- WHAT TO WORK ON
Quote each line of the material verbatim, without the pictures.

--- Start DATA SECTION ---

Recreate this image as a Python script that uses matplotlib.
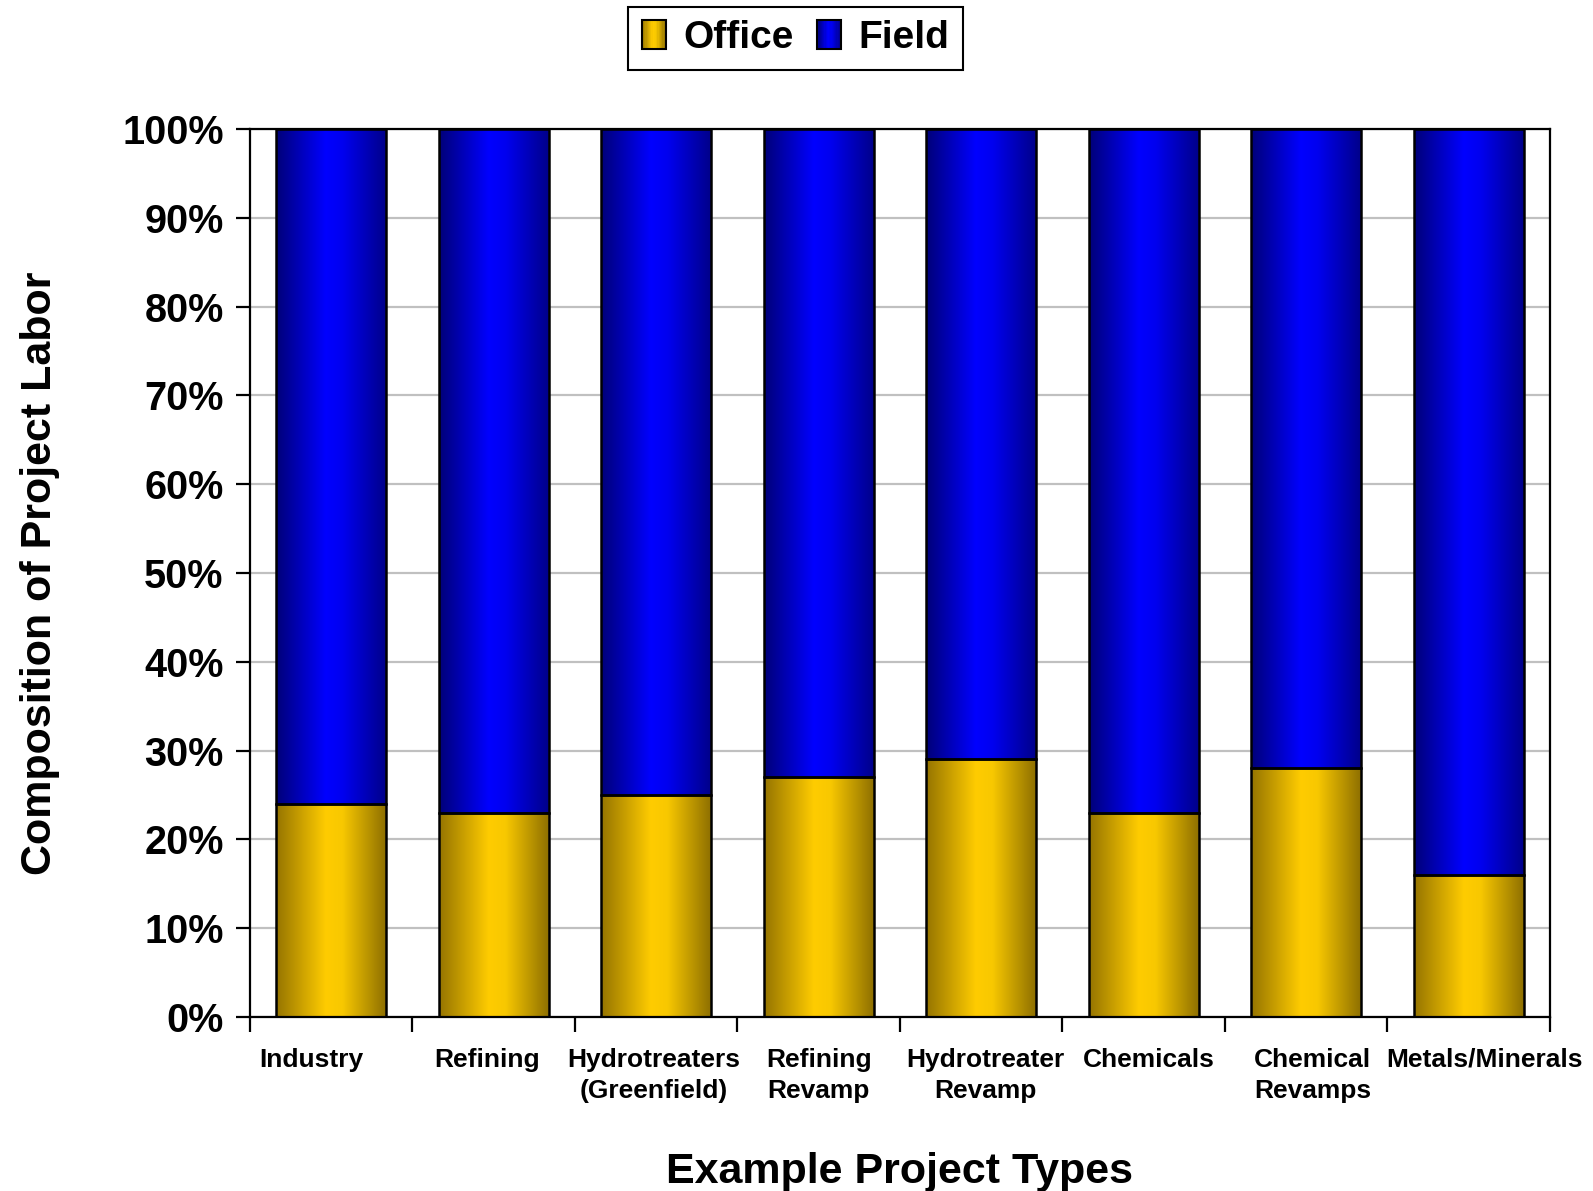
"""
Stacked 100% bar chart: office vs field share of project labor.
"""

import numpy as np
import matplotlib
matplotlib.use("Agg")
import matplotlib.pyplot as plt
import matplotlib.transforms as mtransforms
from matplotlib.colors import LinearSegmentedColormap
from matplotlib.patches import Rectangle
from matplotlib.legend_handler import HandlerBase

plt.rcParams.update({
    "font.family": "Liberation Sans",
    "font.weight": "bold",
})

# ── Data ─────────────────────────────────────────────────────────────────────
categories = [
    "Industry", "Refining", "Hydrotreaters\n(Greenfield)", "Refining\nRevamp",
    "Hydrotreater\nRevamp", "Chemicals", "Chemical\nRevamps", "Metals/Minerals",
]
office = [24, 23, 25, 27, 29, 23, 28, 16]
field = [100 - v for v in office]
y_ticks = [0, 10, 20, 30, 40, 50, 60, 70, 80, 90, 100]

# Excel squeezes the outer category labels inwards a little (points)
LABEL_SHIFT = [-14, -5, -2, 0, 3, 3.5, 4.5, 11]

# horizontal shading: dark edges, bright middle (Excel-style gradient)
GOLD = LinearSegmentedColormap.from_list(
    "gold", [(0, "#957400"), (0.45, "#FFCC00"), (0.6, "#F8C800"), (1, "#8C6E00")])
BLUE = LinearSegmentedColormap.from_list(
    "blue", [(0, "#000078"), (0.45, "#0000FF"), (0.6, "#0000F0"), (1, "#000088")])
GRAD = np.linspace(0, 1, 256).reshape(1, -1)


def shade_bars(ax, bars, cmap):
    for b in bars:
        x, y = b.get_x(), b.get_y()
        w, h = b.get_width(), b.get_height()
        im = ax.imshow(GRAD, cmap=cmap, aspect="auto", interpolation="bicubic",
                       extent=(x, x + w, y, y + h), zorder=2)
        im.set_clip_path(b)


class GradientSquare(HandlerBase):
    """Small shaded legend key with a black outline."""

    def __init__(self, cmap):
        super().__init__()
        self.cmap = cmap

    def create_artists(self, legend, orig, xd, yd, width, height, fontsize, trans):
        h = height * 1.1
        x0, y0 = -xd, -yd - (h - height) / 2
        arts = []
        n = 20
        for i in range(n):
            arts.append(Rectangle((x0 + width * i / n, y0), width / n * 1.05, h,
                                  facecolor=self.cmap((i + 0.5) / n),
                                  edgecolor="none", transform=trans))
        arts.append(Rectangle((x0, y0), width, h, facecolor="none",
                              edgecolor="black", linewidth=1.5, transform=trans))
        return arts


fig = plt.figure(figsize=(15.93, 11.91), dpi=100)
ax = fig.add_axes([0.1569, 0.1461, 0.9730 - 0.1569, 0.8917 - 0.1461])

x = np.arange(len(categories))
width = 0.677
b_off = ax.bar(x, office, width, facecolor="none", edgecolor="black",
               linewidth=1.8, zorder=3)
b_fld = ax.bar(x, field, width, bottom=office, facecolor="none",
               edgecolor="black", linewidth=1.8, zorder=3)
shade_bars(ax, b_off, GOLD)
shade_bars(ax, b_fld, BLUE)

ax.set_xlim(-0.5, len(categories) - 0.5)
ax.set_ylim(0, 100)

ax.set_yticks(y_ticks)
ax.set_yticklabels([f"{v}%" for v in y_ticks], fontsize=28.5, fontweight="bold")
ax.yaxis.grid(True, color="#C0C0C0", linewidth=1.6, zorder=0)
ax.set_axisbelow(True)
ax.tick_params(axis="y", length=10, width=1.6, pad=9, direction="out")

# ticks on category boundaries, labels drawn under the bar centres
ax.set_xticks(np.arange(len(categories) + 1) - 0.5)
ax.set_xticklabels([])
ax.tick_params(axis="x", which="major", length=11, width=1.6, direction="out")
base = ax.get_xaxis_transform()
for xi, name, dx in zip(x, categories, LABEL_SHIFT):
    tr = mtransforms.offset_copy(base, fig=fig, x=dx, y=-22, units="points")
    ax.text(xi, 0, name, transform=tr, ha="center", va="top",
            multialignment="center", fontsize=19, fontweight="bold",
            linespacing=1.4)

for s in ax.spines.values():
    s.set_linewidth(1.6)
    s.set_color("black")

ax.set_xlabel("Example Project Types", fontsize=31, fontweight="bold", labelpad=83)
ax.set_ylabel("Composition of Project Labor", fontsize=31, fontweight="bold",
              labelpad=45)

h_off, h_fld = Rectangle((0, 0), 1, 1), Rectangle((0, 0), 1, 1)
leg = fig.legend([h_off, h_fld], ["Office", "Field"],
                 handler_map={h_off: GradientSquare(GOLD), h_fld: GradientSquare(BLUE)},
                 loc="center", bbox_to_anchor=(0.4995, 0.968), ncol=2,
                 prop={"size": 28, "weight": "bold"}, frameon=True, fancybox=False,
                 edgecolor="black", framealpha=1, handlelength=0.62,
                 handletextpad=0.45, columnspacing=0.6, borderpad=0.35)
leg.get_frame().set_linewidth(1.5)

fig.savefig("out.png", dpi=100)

--- End DATA SECTION ---

- EXERCISE RESULT
Recreate this image as a Python script that uses matplotlib.
"""
Stacked 100% bar chart: office vs field share of project labor.
"""

import numpy as np
import matplotlib
matplotlib.use("Agg")
import matplotlib.pyplot as plt
import matplotlib.transforms as mtransforms
from matplotlib.colors import LinearSegmentedColormap
from matplotlib.patches import Rectangle
from matplotlib.legend_handler import HandlerBase

plt.rcParams.update({
    "font.family": "Liberation Sans",
    "font.weight": "bold",
})

# ── Data ─────────────────────────────────────────────────────────────────────
categories = [
    "Industry", "Refining", "Hydrotreaters\n(Greenfield)", "Refining\nRevamp",
    "Hydrotreater\nRevamp", "Chemicals", "Chemical\nRevamps", "Metals/Minerals",
]
office = [24, 23, 25, 27, 29, 23, 28, 16]
field = [100 - v for v in office]
y_ticks = [0, 10, 20, 30, 40, 50, 60, 70, 80, 90, 100]

# Excel squeezes the outer category labels inwards a little (points)
LABEL_SHIFT = [-14, -5, -2, 0, 3, 3.5, 4.5, 11]

# horizontal shading: dark edges, bright middle (Excel-style gradient)
GOLD = LinearSegmentedColormap.from_list(
    "gold", [(0, "#957400"), (0.45, "#FFCC00"), (0.6, "#F8C800"), (1, "#8C6E00")])
BLUE = LinearSegmentedColormap.from_list(
    "blue", [(0, "#000078"), (0.45, "#0000FF"), (0.6, "#0000F0"), (1, "#000088")])
GRAD = np.linspace(0, 1, 256).reshape(1, -1)


def shade_bars(ax, bars, cmap):
    for b in bars:
        x, y = b.get_x(), b.get_y()
        w, h = b.get_width(), b.get_height()
        im = ax.imshow(GRAD, cmap=cmap, aspect="auto", interpolation="bicubic",
                       extent=(x, x + w, y, y + h), zorder=2)
        im.set_clip_path(b)


class GradientSquare(HandlerBase):
    """Small shaded legend key with a black outline."""

    def __init__(self, cmap):
        super().__init__()
        self.cmap = cmap

    def create_artists(self, legend, orig, xd, yd, width, height, fontsize, trans):
        h = height * 1.1
        x0, y0 = -xd, -yd - (h - height) / 2
        arts = []
        n = 20
        for i in range(n):
            arts.append(Rectangle((x0 + width * i / n, y0), width / n * 1.05, h,
                                  facecolor=self.cmap((i + 0.5) / n),
                                  edgecolor="none", transform=trans))
        arts.append(Rectangle((x0, y0), width, h, facecolor="none",
                              edgecolor="black", linewidth=1.5, transform=trans))
        return arts


fig = plt.figure(figsize=(15.93, 11.91), dpi=100)
ax = fig.add_axes([0.1569, 0.1461, 0.9730 - 0.1569, 0.8917 - 0.1461])

x = np.arange(len(categories))
width = 0.677
b_off = ax.bar(x, office, width, facecolor="none", edgecolor="black",
               linewidth=1.8, zorder=3)
b_fld = ax.bar(x, field, width, bottom=office, facecolor="none",
               edgecolor="black", linewidth=1.8, zorder=3)
shade_bars(ax, b_off, GOLD)
shade_bars(ax, b_fld, BLUE)

ax.set_xlim(-0.5, len(categories) - 0.5)
ax.set_ylim(0, 100)

ax.set_yticks(y_ticks)
ax.set_yticklabels([f"{v}%" for v in y_ticks], fontsize=28.5, fontweight="bold")
ax.yaxis.grid(True, color="#C0C0C0", linewidth=1.6, zorder=0)
ax.set_axisbelow(True)
ax.tick_params(axis="y", length=10, width=1.6, pad=9, direction="out")

# ticks on category boundaries, labels drawn under the bar centres
ax.set_xticks(np.arange(len(categories) + 1) - 0.5)
ax.set_xticklabels([])
ax.tick_params(axis="x", which="major", length=11, width=1.6, direction="out")
base = ax.get_xaxis_transform()
for xi, name, dx in zip(x, categories, LABEL_SHIFT):
    tr = mtransforms.offset_copy(base, fig=fig, x=dx, y=-22, units="points")
    ax.text(xi, 0, name, transform=tr, ha="center", va="top",
            multialignment="center", fontsize=19, fontweight="bold",
            linespacing=1.4)

for s in ax.spines.values():
    s.set_linewidth(1.6)
    s.set_color("black")

ax.set_xlabel("Example Project Types", fontsize=31, fontweight="bold", labelpad=83)
ax.set_ylabel("Composition of Project Labor", fontsize=31, fontweight="bold",
              labelpad=45)

h_off, h_fld = Rectangle((0, 0), 1, 1), Rectangle((0, 0), 1, 1)
leg = fig.legend([h_off, h_fld], ["Office", "Field"],
                 handler_map={h_off: GradientSquare(GOLD), h_fld: GradientSquare(BLUE)},
                 loc="center", bbox_to_anchor=(0.4995, 0.968), ncol=2,
                 prop={"size": 28, "weight": "bold"}, frameon=True, fancybox=False,
                 edgecolor="black", framealpha=1, handlelength=0.62,
                 handletextpad=0.45, columnspacing=0.6, borderpad=0.35)
leg.get_frame().set_linewidth(1.5)

fig.savefig("out.png", dpi=100)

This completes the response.